The music they and their Wild Bunch contemporaries were making became known as the “Bristol Sound” which you’ll remember from our Portishead episode.

That sound was American Hip-Hop filtered through the British underground scene. It was often more laidback, meditative, soulful, and owed a debt to the Jamaican Reggae Dub recording techniques.

This new genre would come to be called Trip Hop in 1994 yet “Blue Lines” is considered to be the first Trip Hop album.

So at the same time that America was enthralled in the Grunge music movement of Seattle the U.K. was building momentum with Trip Hop and the Bristol Sound.

And despite the popularity of the single this record didn’t sell particularly well when it was released.

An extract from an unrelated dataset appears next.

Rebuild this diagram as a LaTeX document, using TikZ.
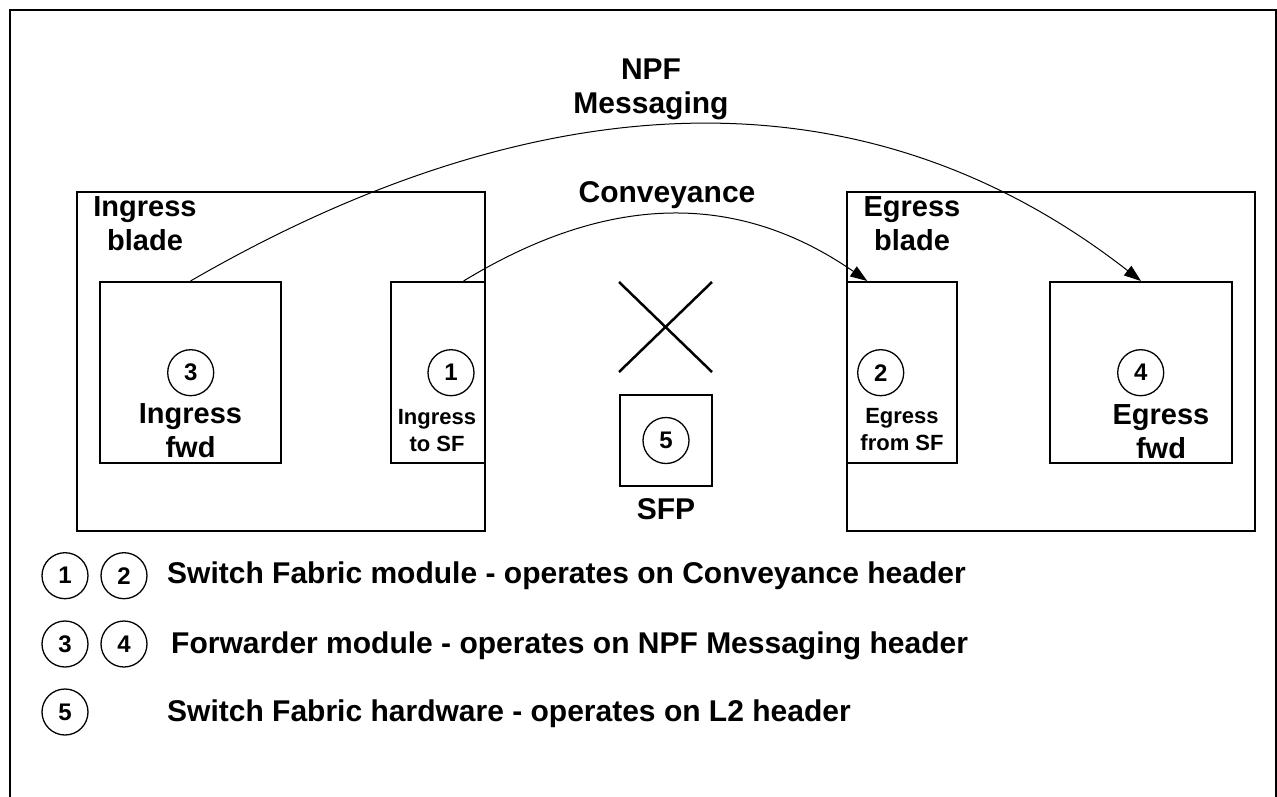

However people were listening and it showed a few years later in the songs by Portishead, Morcheeba, Sneaker Pimps, Moby, Leftfield, DJ Shadow, Björk, Groove Armada, and Nightmares On Wax, to name a few.

And besides Massive Attack’s music their influence on production which included a core unit of producers with guest vocalists is still utilized today.

The group went on to put out four more albums and a bunch of EPs and other projects with various members leaving and returning with the exception of 3D.

Massive Attack has remained a driving force in new technology as well as using their recognition for political, social, and cultural causes.